Hilmar Farid menangkap bahwa kunci keselamatan adalah porses yang diberikan secara terus-menerus dan terlatih. Untuk itu Rumah Budaya yang diresmikan itu juga merupakan tempat menimba Ilmu dari Kebudayaan itu sendiri.
“Peganglah nadi dan denyutnya, tidak ada cara lain selain merasakan denyut nadi kembali dan rumah betang yang didiami selama ini adalah upaya untuk merasakan denyut kebudayaan yang hidup dimasyarakat,” tambah Hilmar.
Hilmar mengajak para tamu untuk merasakan ritme dan denyut kebudayaan itu. Ia menjelaskan bahwa itu bukanlah tentang kognisi dan bukan tentang teori, maka dari itu haruslah tetap dilestarikan karena inilah budaya.
“Ajaran kebudayaan adalah jangan untuk membuka masa depan yang lebih baik,” katanya.
Rumah Budaya
Secuplik kisah tentang dibangunnya Rumah Budaya yang merupakan duplikat dari rumah Suku Dayak Iban di Sungai Utik ini kedepannya akan dioperasikan sebagai tempat pertemuan-pertemuan adat, sekolah budaya, menyelenggarakan kegiatan formal, pameran dan produksi produk khas Dayak Iban.
Rumah Budaya ini dikerjakan oleh masyarakat adat sendiri dengan cara tradisional dan warna sealami mungkin. Pembangunan dimulai pada tahun 2 Novemver 2019 lalu yang di dampingi Yayasan Rumah Asuh dan disponsori oleh Tirto Utomo Foundation.
Rumah Budaya itu terdiri dari 7 bilik dan satu dapur, kemudian setiap bilik kedepannya akan difungsikan sesuai dengan rencana yang sudah ditentukan oleh pengurus adat tersebut.
Dalam sambutan kepala Desa Apay Remang mengatakan bahwa masyarakatnya berhasil mempertahankan wilayah atau hutan adat dan budaya wilayah adat 10.078,4 hektare dan hutan adat 9.480 hektare.
Apay Remang menyebutkan Desa Batu Lintang merupakan masyarakat adat pertama di Kapuas Hulu yang mendapat pengakuan masyarakat hukum adat dan kemudian mendapat pengakuan hutan adat untuk wilayah adat yang dikelola masyarakat.

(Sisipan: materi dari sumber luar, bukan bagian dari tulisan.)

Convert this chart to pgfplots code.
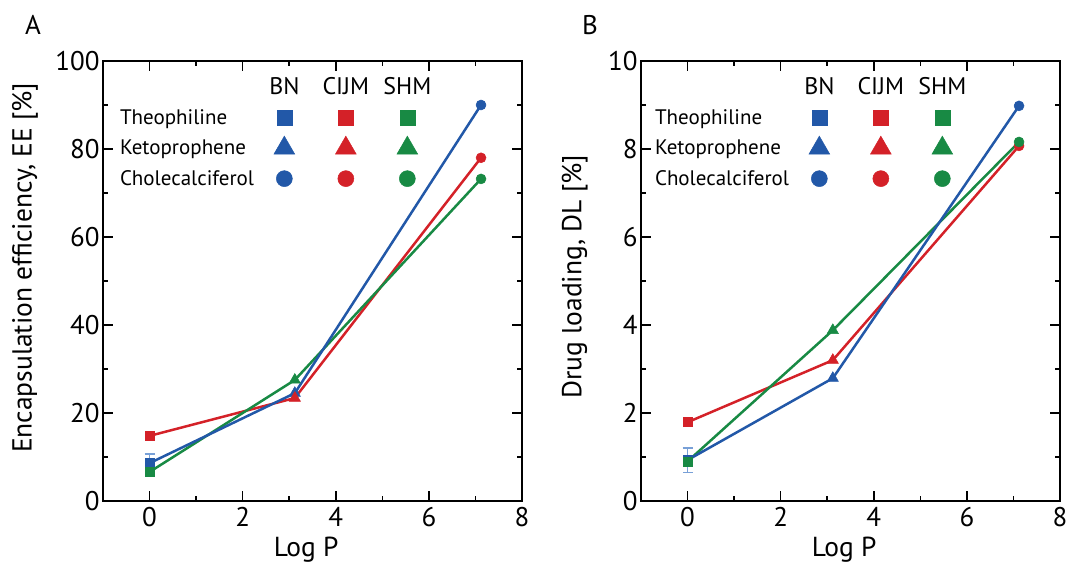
\documentclass[border=0pt]{standalone}
\usepackage{fontspec}
\setmainfont{PT Sans}
\usepackage{pgfplots}
\pgfplotsset{compat=1.18}
\definecolor{cBN}{RGB}{34,88,168}
\definecolor{cBNl}{RGB}{120,160,215}
\definecolor{cCI}{RGB}{212,33,40}
\definecolor{cSH}{RGB}{24,138,68}
\newcommand{\fs}[1]{\fontsize{#1}{#1}\selectfont}
\pgfplotsset{
  legmark/.style={only marks, line width=0.5pt,
    legend image code/.code={\draw[##1] plot coordinates {(0pt,0pt)}; \path (-30pt,-15pt) (30pt,15pt);}},
  legnone/.style={legend image code/.code={}},
  hdr/.style={legend image code/.code={\node[font=\fs{24}, inner sep=0pt, anchor=center] at (0pt,0pt) {#1}; \path (-30pt,-15pt) (30pt,15pt);}},
  panel/.style={
    width=419pt, height=440pt, scale only axis,
    xmin=-1, xmax=8, xtick={0,2,4,6,8}, minor x tick num=1,
    tick align=inside, major tick length=10pt, minor tick length=5pt,
    axis line style={line width=2.5pt}, every tick/.style={line width=1.5pt, black},
    /pgf/number format/assume math mode=true,
    tick label style={font=\fs{27}},
    xticklabel style={yshift=-3pt},
    label style={font=\fs{27.5}},
    xlabel={Log P},
    xlabel style={at={(axis description cs:0.485,-0.111)}, anchor=center},
    legend columns=4, legend cell align=left,
    legend style={at={(axis description cs:0,1)}, anchor=north west, yshift=-11pt,
      draw=none, fill=none, inner sep=0pt, outer sep=0pt, column sep=0pt, row sep=0pt,
      font=\fs{21}, nodes={inner sep=0pt, outer sep=0pt}},
  },
  ln/.style={line width=2.5pt, no marks, forget plot},
  mk/.style={only marks, line width=0.5pt, forget plot},
}
\newcommand{\mylegend}{%
  \addlegendimage{legnone}\addlegendentry{}
  \addlegendimage{hdr=BN}\addlegendentry{}
  \addlegendimage{hdr=CIJM}\addlegendentry{}
  \addlegendimage{hdr=SHM}\addlegendentry{}
  \addlegendimage{legnone}\addlegendentry{Theophiline}
  \addlegendimage{legmark, cBN, mark=square*, mark size=7.5pt}\addlegendentry{}
  \addlegendimage{legmark, cCI, mark=square*, mark size=7.5pt}\addlegendentry{}
  \addlegendimage{legmark, cSH, mark=square*, mark size=7.5pt}\addlegendentry{}
  \addlegendimage{legnone}\addlegendentry{Ketoprophene}
  \addlegendimage{legmark, cBN, mark=triangle*, mark size=12pt}\addlegendentry{}
  \addlegendimage{legmark, cCI, mark=triangle*, mark size=12pt}\addlegendentry{}
  \addlegendimage{legmark, cSH, mark=triangle*, mark size=12pt}\addlegendentry{}
  \addlegendimage{legnone}\addlegendentry{Cholecalciferol}
  \addlegendimage{legmark, cBN, mark=*, mark size=8pt}\addlegendentry{}
  \addlegendimage{legmark, cCI, mark=*, mark size=8pt}\addlegendentry{}
  \addlegendimage{legmark, cSH, mark=*, mark size=8pt}\addlegendentry{}
}
\begin{document}
\begin{tikzpicture}
\useasboundingbox (0,0) rectangle (1070pt,564pt);
\node[font=\fs{27}] at (33pt,539pt) {A};
\node[font=\fs{27}] at (590pt,539pt) {B};
% ---------------- Panel A
\begin{axis}[panel, at={(103pt,63pt)}, anchor=south west,
  ymin=0, ymax=100, ytick={0,20,...,100}, minor y tick num=1,
  ylabel={Encapsulation efficiency, EE [\%]},
  ylabel style={at={(axis description cs:-0.186,0.53)}, anchor=center},
  legend style={xshift=17pt}]
\mylegend
\addplot[ln, cCI] coordinates {(0,14.8) (3.12,23.4) (7.12,78)};
\addplot[ln, cSH] coordinates {(0,6.6) (3.12,27.5) (7.12,73.2)};
\addplot[ln, cBN] coordinates {(0,8.6) (3.12,24.5) (7.12,90)};
\addplot[mk, cBNl, mark=none, error bars/.cd, y dir=both, y explicit,
  error bar style={line width=1.5pt, cBNl}, error mark options={rotate=90, mark size=5pt, line width=1.5pt, cBNl}]
  coordinates {(0,8.6) +- (0,2.1)};
\addplot[mk, cBN, mark=square*, mark size=4.5pt] coordinates {(0,8.6)};
\addplot[mk, cBN, mark=triangle*, mark size=6.5pt] coordinates {(3.12,24.5)};
\addplot[mk, cBN, mark=*, mark size=5pt] coordinates {(7.12,90)};
\addplot[mk, cCI, mark=square*, mark size=4.5pt] coordinates {(0,14.8)};
\addplot[mk, cCI, mark=triangle*, mark size=6.5pt] coordinates {(3.12,23.4)};
\addplot[mk, cCI, mark=*, mark size=5pt] coordinates {(7.12,78)};
\addplot[mk, cSH, mark=square*, mark size=4.5pt] coordinates {(0,6.6)};
\addplot[mk, cSH, mark=triangle*, mark size=6.5pt] coordinates {(3.12,27.5)};
\addplot[mk, cSH, mark=*, mark size=5pt] coordinates {(7.12,73.2)};
\end{axis}
% ---------------- Panel B
\begin{axis}[panel, at={(641pt,63pt)}, anchor=south west,
  ymin=0, ymax=10, ytick={0,2,...,10}, minor y tick num=1,
  ylabel={Drug loading, DL [\%]},
  ylabel style={at={(axis description cs:-0.158,0.51)}, anchor=center},
  legend style={xshift=14pt}]
\mylegend
\addplot[ln, cCI] coordinates {(0,1.79) (3.12,3.2) (7.12,8.07)};
\addplot[ln, cSH] coordinates {(0,0.9) (3.12,3.88) (7.12,8.16)};
\addplot[ln, cBN] coordinates {(0,0.93) (3.12,2.79) (7.12,8.98)};
\addplot[mk, cBNl, mark=none, error bars/.cd, y dir=both, y explicit,
  error bar style={line width=1.5pt, cBNl}, error mark options={rotate=90, mark size=5pt, line width=1.5pt, cBNl}]
  coordinates {(0,0.93) +- (0,0.28)};
\addplot[mk, cBN, mark=square*, mark size=4.5pt] coordinates {(0,0.93)};
\addplot[mk, cBN, mark=triangle*, mark size=6.5pt] coordinates {(3.12,2.79)};
\addplot[mk, cBN, mark=*, mark size=5pt] coordinates {(7.12,8.98)};
\addplot[mk, cCI, mark=square*, mark size=4.5pt] coordinates {(0,1.79)};
\addplot[mk, cCI, mark=triangle*, mark size=6.5pt] coordinates {(3.12,3.2)};
\addplot[mk, cCI, mark=*, mark size=5pt] coordinates {(7.12,8.07)};
\addplot[mk, cSH, mark=square*, mark size=4.5pt] coordinates {(0,0.9)};
\addplot[mk, cSH, mark=triangle*, mark size=6.5pt] coordinates {(3.12,3.88)};
\addplot[mk, cSH, mark=*, mark size=5pt] coordinates {(7.12,8.16)};
\end{axis}
\end{tikzpicture}
\end{document}
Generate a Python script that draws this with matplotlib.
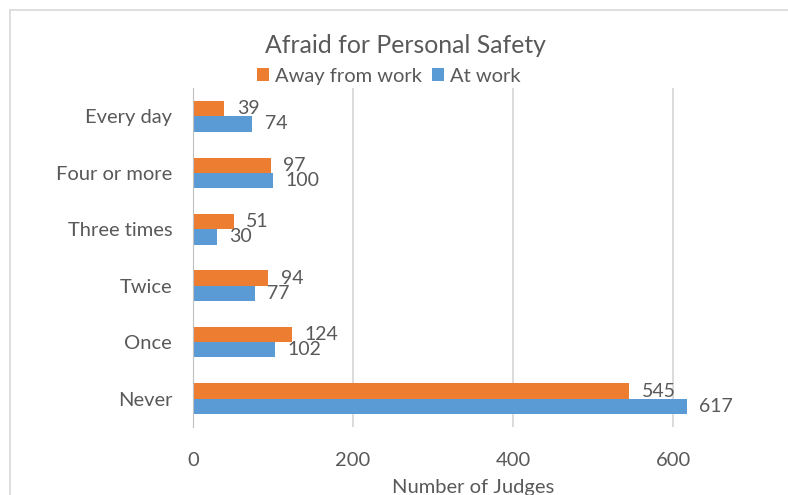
import matplotlib.pyplot as plt
import numpy as np
from matplotlib.lines import Line2D

plt.rcParams['font.family'] = ['Lato', 'DejaVu Sans']

categories = ["Every day", "Four or more", "Three times", "Twice", "Once", "Never"]
away_from_work = [39, 97, 51, 94, 124, 545]
at_work = [74, 100, 30, 77, 102, 617]

orange = "#ED7D31"
blue = "#5B9BD5"
txt = "#595959"

fig = plt.figure(figsize=(7.88, 4.95), dpi=100)
ax = fig.add_axes([0.245, 0.1374, 0.7107, 0.6848])

y = np.arange(len(categories))
h = 0.27
b1 = ax.barh(y - h / 2, away_from_work, h, color=orange, label="Away from work")
b2 = ax.barh(y + h / 2, at_work, h, color=blue, label="At work")

for bars, vals in ((b1, away_from_work), (b2, at_work)):
    for r, v in zip(bars, vals):
        ax.annotate(str(v), (r.get_width(), r.get_y() + r.get_height() / 2),
                    xytext=(9, 0), textcoords='offset points', va='center', ha='left',
                    fontsize=14, color=txt)

ax.set_ylim(len(categories) - 0.5, -0.5)
ax.set_yticks(y)
ax.set_yticklabels(categories)
ax.set_xlim(0, 700)
ax.set_xticks([0, 200, 400, 600])
ax.tick_params(axis='both', length=0, labelsize=14.5, colors=txt)
ax.tick_params(axis='x', pad=18)
ax.tick_params(axis='y', pad=15)
ax.grid(axis='x', color='#d9d9d9', lw=1.3)
ax.set_axisbelow(True)
for s in ['top', 'right', 'bottom']:
    ax.spines[s].set_visible(False)
ax.spines['left'].set_color('#bfbfbf')
ax.set_xlabel("Number of Judges", fontsize=14.5, color=txt, labelpad=7)

fig.text(0.514, 0.908, "Afraid for Personal Safety", ha='center', va='center',
         fontsize=17.8, color=txt)
fig.legend(handles=[b1, b2], loc='center', bbox_to_anchor=(0.493, 0.846), ncol=2,
           frameon=False, fontsize=14.5, handlelength=0.6, handleheight=0.6,
           handletextpad=0.3, columnspacing=0.5, labelcolor=txt)

# chart frame
fig.add_artist(Line2D([0.0127, 0.0127], [0, 0.98], color='#d9d9d9', lw=1.2))
fig.add_artist(Line2D([0.0127, 1], [0.98, 0.98], color='#d9d9d9', lw=1.2))

fig.savefig("out.png", dpi=100)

Apay Remang juga menyapaikan bahwa pada Tahun 2019, mereka telah menerima penghargaan Equator Prize dari UNDP sebuah organisasi yang berada dibawah naungan PBB dan mendapat penghargaan Kalpataru atau penghargaan di bidang lingkungan tertinggi di Indonesia, malam 18 Januari 2022.